Davis' six deputy clerks were also ordered to the hearing. Five out of six of them agreed to issue licenses after Davis' imprisonment. Nathan Davis, Kim Davis' son, refused, though the judge did not impose any penalties on him as long as he agreed not to interfere with other deputies issuing the licenses.

Due to Davis' status as an elected official, it would have been difficult to terminate her despite the contempt ruling. Davis could have been impeached and removed from office by the Kentucky General Assembly, but the General Assembly did not meet again until regular session which started January 2016. Governor Steve Beshear said on July 7, 2015, that he "will not be calling a special session on this topic", citing the compliance of a majority of clerks to the Supreme Court's decision and the cost to taxpayers.

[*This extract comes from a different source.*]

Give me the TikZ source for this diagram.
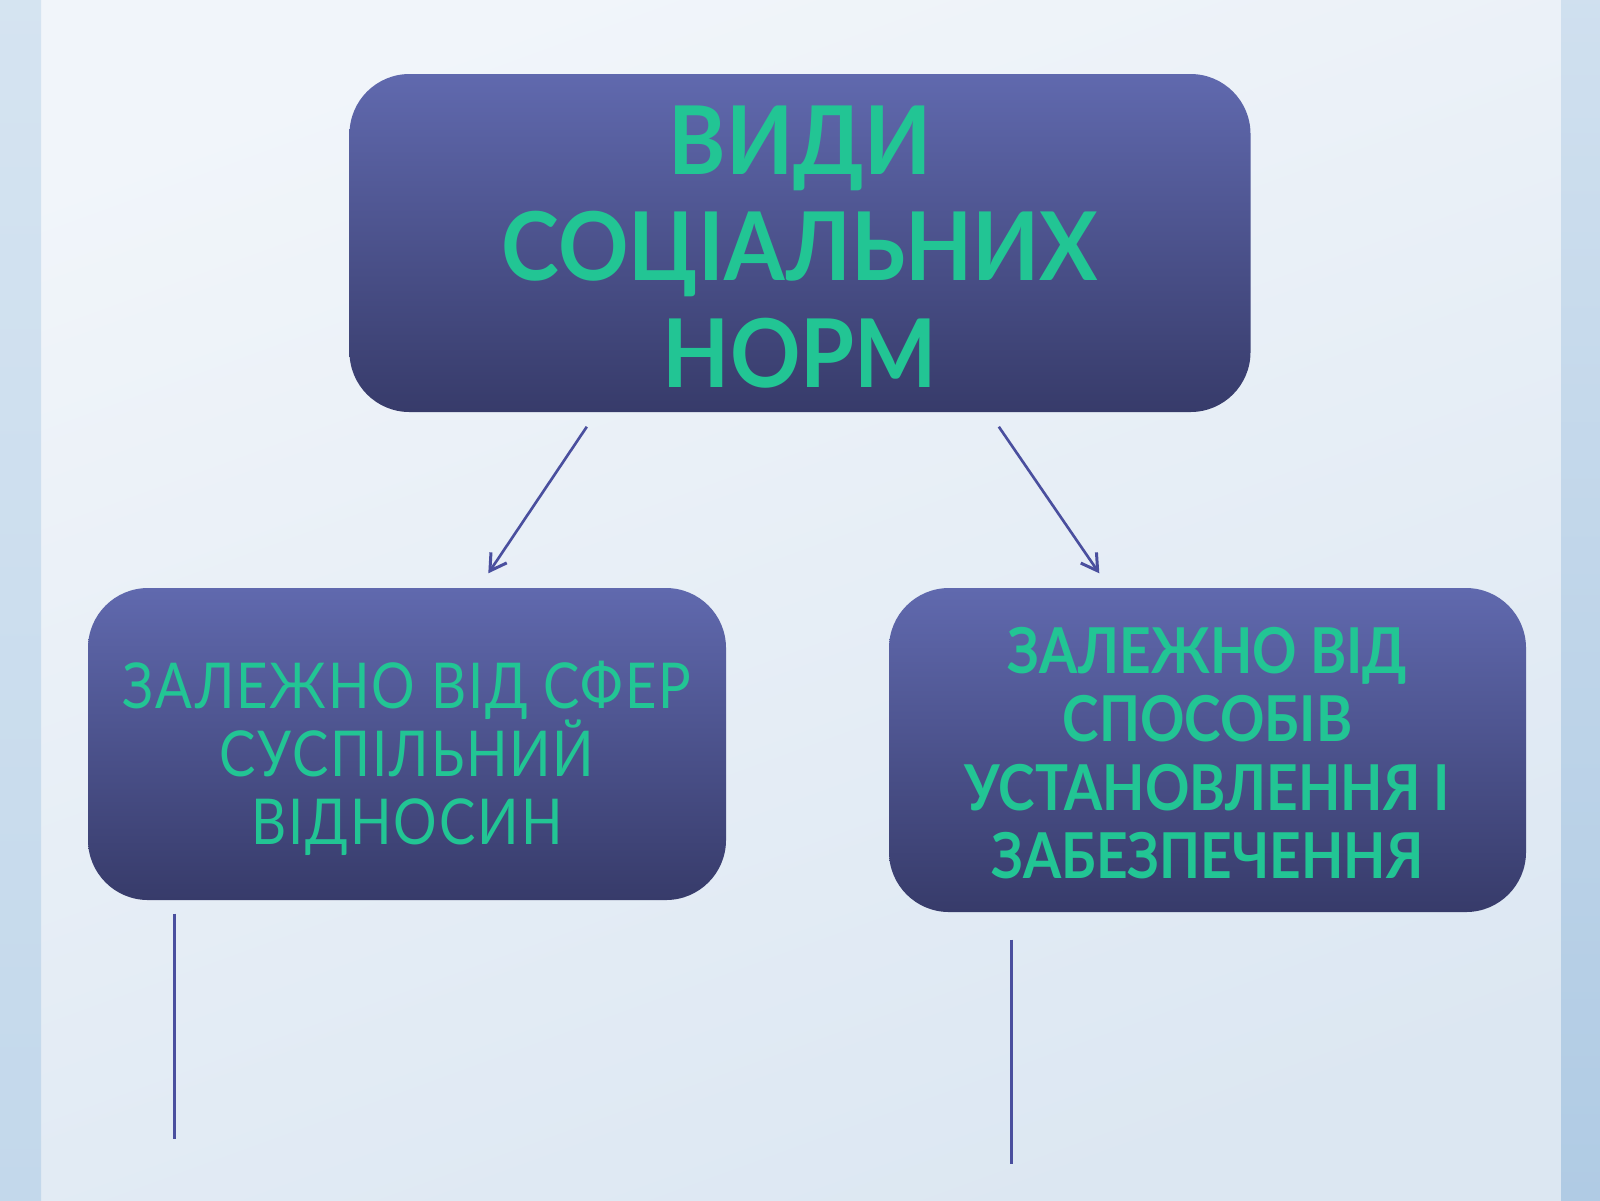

Judge Bunning said he would revisit his decision to hold her in contempt in about a week, since by then her deputies will have issued licenses to same-sex couples in her place. Deputy clerks reopened their office in Morehead and began issuing marriage licenses on September 4.

On September 6, 2015, Davis's attorneys filed for an appeal of Judge Bunning's contempt of court ruling to the Sixth Circuit.

==Release from custody==
On September 8, 2015, Judge Bunning issued an order lifting the contempt of court finding against Davis and ordering her immediate release from custody. In the order, Bunning barred Davis from interfering or attempting to interfere with her deputies issuing the marriage licenses. The order allowed Bunning to sanction Davis again should he determine that she had interfered or prevented her deputies from issuing marriage licenses.

On September 14, Davis returned to work at the Rowan County Clerk's office. She did not stand in the way of her deputy clerks issuing marriage licenses, and claimed she would not in the future. However, she questioned the validity of the licenses issued, as they were not issued with her permission or authority. That same day, Governor Beshear stated the licenses were validly issued and would be recognized as valid by the state.

==Case mooted==

On December 22, 2015, newly elected governor Matt Bevin issued an executive order removing all county clerks' names from marriage licenses in Kentucky. The State of Kentucky then filed a motion with the Sixth Circuit asking the court to dismiss Davis' appeal as moot. On April 19, 2016, the Sixth Circuit granted the motion, noting the issue was now moot, and dismissed the case for lack of jurisdiction.